It's so easy !!

Let $u = \mathrm{f}(e^x)$ and $v = e^{\mathrm{f}(x)}$ .

Then $\frac{\mathrm{d}u}{\mathrm{d}x} = \mathrm{f}'(e^x)$ and $\frac{\mathrm{d}v}{\mathrm{d}x} = \mathrm{f}'(x) \times e^{\mathrm{f}(x)}$ .

By the product rule, $\frac{\mathrm{d}y}{\mathrm{d}x} = v\frac{\mathrm{d}u}{\mathrm{d}x} + u\frac{\mathrm{d}v}{\mathrm{d}x}$ .

Substituting in the expressions from above, we get $\frac{\mathrm{d}y}{\mathrm{d}x} = e^{\mathrm{f}(x)} \times \mathrm{f}'(e^x) + \mathrm{f}(e^x) \times \mathrm{f}'(x) \times e^{\mathrm{f}(x)}$ .

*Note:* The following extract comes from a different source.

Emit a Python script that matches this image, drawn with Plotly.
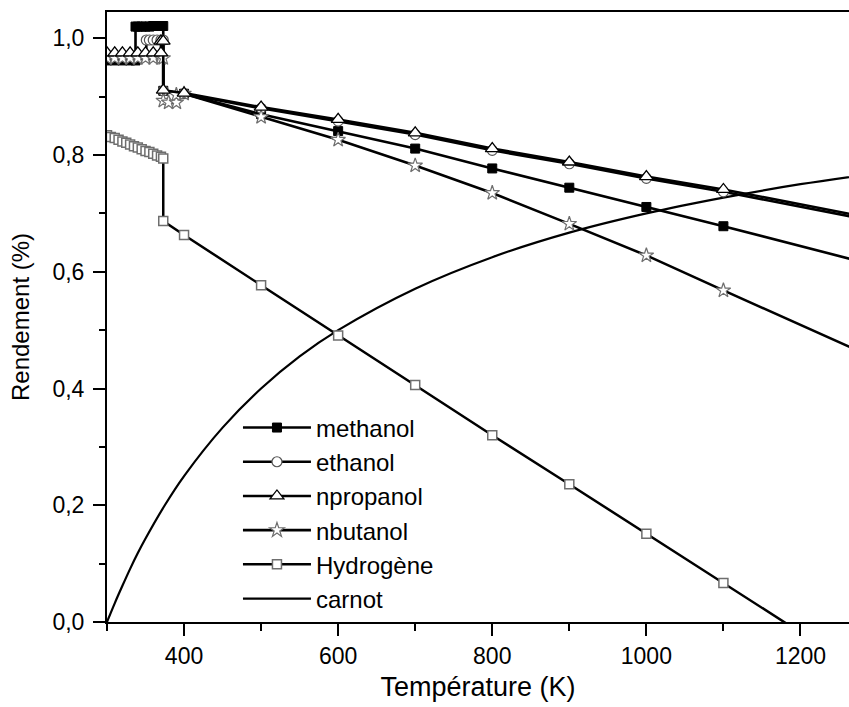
import plotly.graph_objects as go

# ---------------- data ----------------
methanol_T = [300, 310, 320, 330, 337, 337, 340, 345, 350, 355, 360, 365, 370, 373,
              373, 400, 500, 600, 700, 800, 900, 1000, 1100, 1300]
methanol_v = [0.962, 0.962, 0.962, 0.962, 0.962, 1.020, 1.020, 1.020, 1.020, 1.020, 1.021, 1.021, 1.021, 1.021,
              0.910, 0.905, 0.870, 0.841, 0.811, 0.777, 0.744, 0.711, 0.678, 0.610]

ethanol_T = [300, 310, 320, 330, 340, 351, 351, 355, 360, 365, 370, 373,
             373, 400, 500, 600, 700, 800, 900, 1000, 1100, 1300]
ethanol_v = [0.970, 0.970, 0.970, 0.970, 0.970, 0.970, 0.997, 0.997, 0.997, 0.997, 0.997, 0.997,
             0.910, 0.905, 0.880, 0.858, 0.835, 0.808, 0.785, 0.760, 0.737, 0.686]

npropanol_T = [300, 310, 320, 330, 340, 350, 360, 370, 370, 373,
               373, 400, 500, 600, 700, 800, 900, 1000, 1100, 1300]
npropanol_v = [0.975, 0.975, 0.975, 0.975, 0.975, 0.975, 0.975, 0.975, 0.995, 0.995,
               0.911, 0.906, 0.882, 0.861, 0.838, 0.811, 0.788, 0.763, 0.741, 0.690]

nbutanol_T = [300, 310, 320, 330, 340, 350, 360, 370, 373,
              373, 380, 390, 390, 400, 500, 600, 700, 800, 900, 1000, 1100, 1300]
nbutanol_v = [0.966, 0.966, 0.966, 0.966, 0.966, 0.966, 0.966, 0.966, 0.966,
              0.893, 0.890, 0.890, 0.903, 0.905, 0.865, 0.826, 0.782, 0.735, 0.682, 0.628, 0.568, 0.450]

hydrogen_T = [300, 305, 310, 315, 320, 325, 330, 335, 340, 345, 350, 355, 360, 365, 370, 373,
              373, 400, 500, 600, 700, 800, 900, 1000, 1100, 1200]
hydrogen_v = [0.834, 0.831, 0.829, 0.826, 0.823, 0.821, 0.818, 0.815, 0.813, 0.810, 0.807, 0.805,
              0.802, 0.799, 0.797, 0.794,
              0.687, 0.663, 0.577, 0.491, 0.406, 0.320, 0.236, 0.151, 0.067, -0.018]

carnot_T = [300, 310, 320, 330, 340, 350, 375, 400, 450, 500, 550, 600, 700, 800, 900, 1000, 1100, 1200, 1300]
carnot_v = [0.0, 0.032, 0.062, 0.091, 0.118, 0.143, 0.200, 0.250, 0.333, 0.400, 0.455, 0.500,
            0.571, 0.625, 0.667, 0.700, 0.727, 0.750, 0.769]

x_range = [300, 1263]
y_range = [0, 1.045]
x_title = "Température (K)"
y_title = "Rendement (%)"

FONT = "Liberation Sans, Arial, sans-serif"

fig = go.Figure()

fig.add_trace(go.Scatter(
    x=carnot_T, y=carnot_v, name="carnot", mode="lines",
    line=dict(color="black", width=2.2, shape="spline"), legendrank=6))

fig.add_trace(go.Scatter(
    x=hydrogen_T, y=hydrogen_v, name="Hydrogène", mode="lines+markers",
    line=dict(color="black", width=2.5),
    marker=dict(symbol="square", size=9, color="white", line=dict(color="#6e6e6e", width=1.5)),
    legendrank=5))

fig.add_trace(go.Scatter(
    x=methanol_T, y=methanol_v, name="methanol", mode="lines+markers",
    line=dict(color="black", width=2.6),
    marker=dict(symbol="square", size=9, color="black", line=dict(color="black", width=1)),
    legendrank=1))

fig.add_trace(go.Scatter(
    x=ethanol_T, y=ethanol_v, name="ethanol", mode="lines+markers",
    line=dict(color="black", width=2.6),
    marker=dict(symbol="circle", size=10, color="white", line=dict(color="#555555", width=1.2)),
    legendrank=2))

fig.add_trace(go.Scatter(
    x=nbutanol_T, y=nbutanol_v, name="nbutanol", mode="lines+markers",
    line=dict(color="black", width=2.6),
    marker=dict(symbol="star", size=11, color="white", line=dict(color="#6e6e6e", width=1.2)),
    legendrank=4))

fig.add_trace(go.Scatter(
    x=npropanol_T, y=npropanol_v, name="npropanol", mode="lines+markers",
    line=dict(color="black", width=2.6),
    marker=dict(symbol="triangle-up", size=12, color="white", line=dict(color="black", width=1.3)),
    legendrank=3))

fig.update_layout(
    width=849, height=707,
    margin=dict(l=107, r=0, t=12, b=85),
    paper_bgcolor="white", plot_bgcolor="white",
    separators=",.",
    font=dict(family=FONT, size=22, color="black"),
    showlegend=True,
    legend=dict(x=0.1765, y=0.355, xanchor="left", yanchor="top",
                bgcolor="rgba(0,0,0,0)", font=dict(family=FONT, size=24, color="black"),
                itemwidth=68, tracegroupgap=0),
    xaxis=dict(range=x_range, tick0=0, dtick=200, ticks="outside", ticklen=12, tickwidth=2,
               tickcolor="black", showline=True, linecolor="black", linewidth=2, mirror=True,
               showgrid=False, zeroline=False,
               tickfont=dict(family=FONT, size=23, color="black"),
               title=dict(text=x_title, font=dict(family=FONT, size=27, color="black"), standoff=10),
               minor=dict(dtick=100, tick0=0, ticks="outside", ticklen=7, tickwidth=2, tickcolor="black")),
    yaxis=dict(range=y_range, tick0=0, dtick=0.2, tickformat=".1f", ticks="outside", ticklen=12,
               tickwidth=2, tickcolor="black", showline=True, linecolor="black", linewidth=2,
               showgrid=False, zeroline=False, ticklabelstandoff=4,
               tickfont=dict(family=FONT, size=23, color="black"),
               title=dict(text=y_title, font=dict(family=FONT, size=24, color="black"), standoff=16),
               minor=dict(dtick=0.1, tick0=0, ticks="outside", ticklen=6, tickwidth=2, tickcolor="black")),
)

fig.write_html(
    "out.html",
    config={"displayModeBar": False},
    post_script="document.body.style.margin='0';document.documentElement.style.overflow='hidden';",
)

From the information in the question, when $x = 0$ this reduces to $\frac{\mathrm{d}y}{\mathrm{d}x} = e^0 \times \mathrm{f}'(1) + \mathrm{f}(1) \times \mathrm{f}'(0) \times e^0$ , which simplifies further to $\frac{\mathrm{d}y}{\mathrm{d}x} = 1 \times 2 + 0 \times \mathrm{f}'(0) \times 1$ which is clearly equal to $\boxed{2}$ .